The verdicts were the culmination of a controversial AFL-ASADA investigation that started on February 5, 2013.

“We’re not sure what normal is after two-and-a-half years of what we’ve been through,” Hird told SEN radio.

“But I remember the first session after the investigation started and the way the guys trained, the heads were everywhere.

“They were all over the shop – a crazy sort of training session.

“But Thursday last week, it was a normal session and – for the first time in obviously a long time – people were just concentrating on football.

“You could see the guys – they were maybe a little bit tired … (but) they had freer minds.”

Hird served a 12-month AFL suspension as part of governance penalties handed down in August two years ago.

At the height of the saga, media were regularly camped outside his home.

“Certainly, there’s a smile on my face every morning when I walk out the door and see there are not 15 people out there,” he said.

“I was just thinking it this morning, to be honest … how good it is to walk out in your jocks and pick up the paper and walk back inside.”

Hird said nothing could have prepared him and others at Essendon for the stresses of the saga.

“It certainly challenged friendships, challenged relationships, challenged everyone at all levels,” he said.

He added his relationship with the players was tested, but stayed strong.

“Certainly, it’s been challenged … because of media speculation stories, things that are written,” he said.

“The one thing I’ve been confident with is the players and myself have a good relationship.

“If there wasn’t a good relationship between myself and the Essendon players, I wouldn’t be coach.”

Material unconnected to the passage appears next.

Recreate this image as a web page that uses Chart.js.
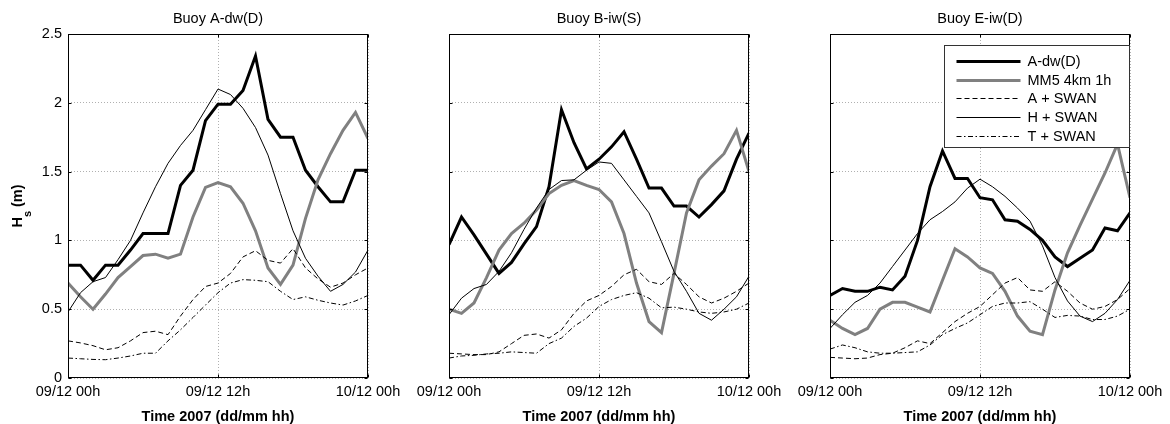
<!DOCTYPE html>
<html>
<head>
<meta charset="utf-8">
<script src="https://cdn.jsdelivr.net/npm/chart.js@4/dist/chart.umd.min.js"></script>
<style>
  html, body { margin: 0; padding: 0; background: #fff; }
  #wrap { position: relative; width: 1170px; height: 424px; overflow: hidden; }
  canvas { position: absolute; top: 0; }
</style>
</head>
<body>
<div id="wrap">
  <canvas id="panelA" width="408" height="424" style="left:0px"></canvas>
  <canvas id="panelB" width="408" height="424" style="left:381px"></canvas>
  <canvas id="panelE" width="408" height="424" style="left:762px"></canvas>
</div>
<script>
// hourly samples, 09/12 00h .. 10/12 00h
const hours = [0, 1, 2, 3, 4, 5, 6, 7, 8, 9, 10, 11, 12, 13, 14, 15, 16, 17, 18, 19, 20, 21, 22, 23, 24];
const timeTickHours = [0, 12, 24];
const timeTickLabels = ['09/12 00h', '09/12 12h', '10/12 00h'];
const hsTickValues = [0, 0.5, 1, 1.5, 2, 2.5];
const hsTickLabels = ['0', '0.5', '1', '1.5', '2', '2.5'];
const seriesNames = ['A-dw(D)', 'MM5 4km 1h', 'A + SWAN', 'H + SWAN', 'T + SWAN'];
const panelTitles = ['Buoy A-dw(D)', 'Buoy B-iw(S)', 'Buoy E-iw(D)'];

// Buoy A-dw(D)
const buoyA_obs   = [0.82, 0.82, 0.71, 0.82, 0.82, 0.93, 1.05, 1.05, 1.05, 1.40, 1.51, 1.87, 1.99, 1.99, 2.09, 2.34, 1.88, 1.75, 1.75, 1.51, 1.39, 1.28, 1.28, 1.51, 1.51];
const buoyA_mm5   = [0.69, 0.59, 0.50, 0.61, 0.73, 0.81, 0.89, 0.90, 0.87, 0.90, 1.17, 1.385, 1.42, 1.39, 1.27, 1.07, 0.80, 0.68, 0.82, 1.16, 1.44, 1.63, 1.80, 1.93, 1.74];
const buoyA_aSwan = [0.27, 0.255, 0.235, 0.205, 0.22, 0.27, 0.33, 0.34, 0.315, 0.45, 0.57, 0.665, 0.69, 0.76, 0.88, 0.925, 0.855, 0.835, 0.94, 0.80, 0.72, 0.66, 0.69, 0.75, 0.80];
const buoyA_hSwan = [0.48, 0.62, 0.70, 0.73, 0.86, 1.00, 1.20, 1.39, 1.56, 1.69, 1.80, 1.95, 2.10, 2.06, 1.96, 1.82, 1.62, 1.34, 1.07, 0.87, 0.74, 0.63, 0.68, 0.77, 0.93];
const buoyA_tSwan = [0.145, 0.14, 0.135, 0.133, 0.145, 0.16, 0.18, 0.18, 0.27, 0.35, 0.44, 0.53, 0.62, 0.69, 0.715, 0.71, 0.70, 0.63, 0.57, 0.59, 0.565, 0.545, 0.53, 0.56, 0.60];

// Buoy B-iw(S)
const buoyB_obs   = [0.97, 1.17, 1.04, 0.90, 0.76, 0.84, 0.975, 1.10, 1.39, 1.95, 1.71, 1.52, 1.59, 1.68, 1.79, 1.59, 1.38, 1.38, 1.25, 1.25, 1.17, 1.26, 1.36, 1.59, 1.78];
const buoyB_mm5   = [0.50, 0.47, 0.545, 0.73, 0.93, 1.05, 1.125, 1.22, 1.34, 1.40, 1.435, 1.40, 1.37, 1.28, 1.05, 0.69, 0.41, 0.33, 0.76, 1.20, 1.44, 1.54, 1.63, 1.80, 1.50];
const buoyB_aSwan = [0.18, 0.175, 0.17, 0.17, 0.19, 0.25, 0.31, 0.32, 0.29, 0.35, 0.47, 0.56, 0.60, 0.665, 0.75, 0.79, 0.70, 0.68, 0.76, 0.68, 0.59, 0.545, 0.58, 0.63, 0.69];
const buoyB_hSwan = [0.46, 0.58, 0.65, 0.68, 0.775, 0.91, 1.08, 1.235, 1.37, 1.435, 1.44, 1.51, 1.57, 1.56, 1.44, 1.32, 1.20, 0.99, 0.775, 0.63, 0.47, 0.42, 0.50, 0.59, 0.74];
const buoyB_tSwan = [0.145, 0.16, 0.165, 0.175, 0.18, 0.19, 0.185, 0.18, 0.25, 0.29, 0.375, 0.435, 0.52, 0.57, 0.60, 0.62, 0.58, 0.51, 0.515, 0.50, 0.48, 0.47, 0.48, 0.50, 0.545];

// Buoy E-iw(D)
const buoyE_obs   = [0.60, 0.65, 0.63, 0.63, 0.66, 0.64, 0.74, 1.00, 1.39, 1.65, 1.45, 1.45, 1.31, 1.295, 1.15, 1.14, 1.08, 1.00, 0.88, 0.81, 0.87, 0.93, 1.09, 1.07, 1.20];
const buoyE_mm5   = [0.42, 0.36, 0.315, 0.36, 0.50, 0.55, 0.55, 0.515, 0.48, 0.71, 0.94, 0.88, 0.80, 0.76, 0.63, 0.45, 0.34, 0.315, 0.64, 0.91, 1.11, 1.30, 1.49, 1.70, 1.31];
const buoyE_aSwan = [0.15, 0.145, 0.14, 0.145, 0.17, 0.18, 0.22, 0.27, 0.25, 0.33, 0.41, 0.47, 0.52, 0.605, 0.69, 0.73, 0.64, 0.63, 0.70, 0.63, 0.545, 0.50, 0.52, 0.57, 0.65];
const buoyE_hSwan = [0.36, 0.46, 0.55, 0.60, 0.69, 0.81, 0.93, 1.05, 1.15, 1.21, 1.28, 1.38, 1.445, 1.39, 1.32, 1.235, 1.14, 0.96, 0.73, 0.56, 0.45, 0.41, 0.47, 0.57, 0.71];
const buoyE_tSwan = [0.21, 0.24, 0.22, 0.19, 0.18, 0.18, 0.185, 0.19, 0.24, 0.315, 0.36, 0.40, 0.46, 0.52, 0.545, 0.545, 0.555, 0.50, 0.44, 0.455, 0.45, 0.425, 0.425, 0.45, 0.50];

const FONT = "'Liberation Sans', Arial, Helvetica, sans-serif";
Chart.defaults.font.family = FONT;
Chart.defaults.color = '#000';

const seriesStyles = [
    { color: '#000000', width: 3, dash: [] },
    { color: '#808080', width: 3, dash: [] },
    { color: '#000000', width: 1, dash: [5, 3] },
    { color: '#000000', width: 1, dash: [] },
    { color: '#000000', width: 1, dash: [5, 2.5, 1.5, 2.5] },
];

// box around the axes, inward tick marks, y label and legend
const matlabAxes = {
    id: 'matlabAxes',
    afterDraw(chart, args, opts) {
        const ctx = chart.ctx;
        const ca = chart.chartArea;
        const xs = chart.scales.x, ys = chart.scales.y;
        const l = Math.round(ca.left) + 0.5, r = Math.round(ca.right) - 0.5;
        const t = Math.round(ca.top) + 0.5, b = Math.round(ca.bottom) - 0.5;
        ctx.save();
        ctx.strokeStyle = '#000';
        ctx.lineWidth = 1;
        ctx.setLineDash([]);
        ctx.beginPath();
        hsTickValues.forEach(v => {
            const py = Math.round(ys.getPixelForValue(v)) + 0.5;
            ctx.moveTo(l, py); ctx.lineTo(l + 3, py);
            ctx.moveTo(r, py); ctx.lineTo(r - 3, py);
        });
        timeTickHours.forEach(h => {
            const px = Math.round(xs.getPixelForValue(h)) + 0.5;
            ctx.moveTo(px, b); ctx.lineTo(px, b - 3);
            ctx.moveTo(px, t); ctx.lineTo(px, t + 3);
        });
        ctx.stroke();
        ctx.strokeRect(l, t, r - l, b - t);

        if (opts.yLabel) {
            ctx.translate(17, (ca.top + ca.bottom) / 2);
            ctx.rotate(-Math.PI / 2);
            ctx.fillStyle = '#000';
            ctx.textBaseline = 'alphabetic';
            ctx.font = 'bold 14.5px ' + FONT;
            const wH = ctx.measureText('H').width;
            const wRest = ctx.measureText(' (m)').width;
            ctx.font = 'bold 11px ' + FONT;
            const wS = ctx.measureText('s').width;
            let x0 = -(wH + wS + wRest) / 2;
            ctx.font = 'bold 14.5px ' + FONT;
            ctx.fillText('H', x0, 5.2);
            ctx.font = 'bold 11px ' + FONT;
            ctx.fillText('s', x0 + wH, 13.5);
            ctx.font = 'bold 14.5px ' + FONT;
            ctx.fillText(' (m)', x0 + wH + wS, 5.2);
        }
        ctx.restore();

        if (opts.legend) {
            const bw = 185, bh = 102;
            const bx = Math.round(ca.right) - 1 - bw + 0.5;
            const by = Math.round(ca.top) + 11 + 0.5;
            ctx.save();
            ctx.fillStyle = '#fff';
            ctx.fillRect(bx, by, bw, bh);
            ctx.strokeStyle = '#333';
            ctx.lineWidth = 1;
            ctx.strokeRect(bx, by, bw, bh);
            ctx.font = '14.5px ' + FONT;
            ctx.textBaseline = 'middle';
            chart.data.datasets.forEach((ds, i) => {
                const ry = by + 15.5 + i * 18.7;
                const yy = Math.round(ry) + (ds.borderWidth % 2 ? 0.5 : 0);
                ctx.beginPath();
                ctx.strokeStyle = ds.borderColor;
                ctx.lineWidth = ds.borderWidth;
                ctx.setLineDash(ds.borderDash);
                ctx.moveTo(bx + 12, yy);
                ctx.lineTo(bx + 76, yy);
                ctx.stroke();
                ctx.setLineDash([]);
                ctx.fillStyle = '#000';
                ctx.fillText(ds.label, bx + 83, ry + 1);
            });
            ctx.restore();
        }
    }
};

function makePanel(canvasId, title, seriesValues, showYTicks, showYLabel, showLegend) {
    const ctx = document.getElementById(canvasId).getContext('2d');
    const datasets = seriesValues.map((vals, i) => ({
        label: seriesNames[i],
        data: hours.map((h, k) => ({ x: h, y: vals[k] })),
        borderColor: seriesStyles[i].color,
        borderWidth: seriesStyles[i].width,
        borderDash: seriesStyles[i].dash,
        pointRadius: 0,
        tension: 0,
        fill: false,
        order: 5 - i,
    }));

    new Chart(ctx, {
        type: 'line',
        data: { datasets: datasets },
        options: {
            responsive: false,
            animation: false,
            devicePixelRatio: 1,
            layout: { padding: { left: 0, right: 40, top: 0, bottom: 0 } },
            scales: {
                x: {
                    type: 'linear',
                    min: 0,
                    max: 24,
                    afterFit: s => { s.height = 46; },
                    afterBuildTicks: s => { s.ticks = timeTickHours.map(v => ({ value: v })); },
                    ticks: {
                        autoSkip: false,
                        maxRotation: 0,
                        padding: 5.5,
                        color: '#000',
                        font: { size: 14.5 },
                        callback: v => timeTickLabels[timeTickHours.indexOf(v)],
                    },
                    grid: { color: '#b0b0b0', lineWidth: 1, drawTicks: false },
                    border: { display: false, dash: [1, 2] },
                    title: {
                        display: true,
                        text: 'Time 2007 (dd/mm hh)',
                        color: '#000',
                        font: { size: 14.5, weight: 'bold' },
                        padding: { top: 0, bottom: -2 },
                    },
                },
                y: {
                    min: 0,
                    max: 2.5,
                    afterFit: s => { s.width = 68; },
                    afterBuildTicks: s => { s.ticks = hsTickValues.map(v => ({ value: v })); },
                    ticks: {
                        display: showYTicks,
                        padding: 6,
                        color: '#000',
                        font: { size: 14.5 },
                        callback: v => hsTickLabels[hsTickValues.indexOf(v)],
                    },
                    grid: { color: '#b0b0b0', lineWidth: 1, drawTicks: false },
                    border: { display: false, dash: [1, 2] },
                },
            },
            plugins: {
                legend: { display: false },
                tooltip: { enabled: false },
                title: {
                    display: true,
                    text: title,
                    color: '#000',
                    fullSize: false,
                    font: { size: 14.5, weight: 'normal' },
                    padding: { top: 10, bottom: 6.6 },
                },
                matlabAxes: { yLabel: showYLabel, legend: showLegend },
            },
        },
        plugins: [matlabAxes],
    });
}

makePanel('panelA', panelTitles[0], [buoyA_obs, buoyA_mm5, buoyA_aSwan, buoyA_hSwan, buoyA_tSwan], true, true, false);
makePanel('panelB', panelTitles[1], [buoyB_obs, buoyB_mm5, buoyB_aSwan, buoyB_hSwan, buoyB_tSwan], false, false, false);
makePanel('panelE', panelTitles[2], [buoyE_obs, buoyE_mm5, buoyE_aSwan, buoyE_hSwan, buoyE_tSwan], false, false, true);
</script>
</body>
</html>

The tribunal hearing meant most of Essendon’s front-line players had no official pre-season games.

It showed in their round-one loss to Sydney, where the ‘Dons coughed up a 41-point lead.

“We were a bit rusty at certain times and, even in the coaches box, we were a bit rusty just trying to prepare the group when things happened,” he said.

“We will be a lot better for the performance against Sydney.

“But I think the preparation, in the long run, will probably be quite beneficial for us.”

Essendon face another stern test on Sunday when they play arch rivals and two-time defending premiers Hawthorn in a MCG blockbuster.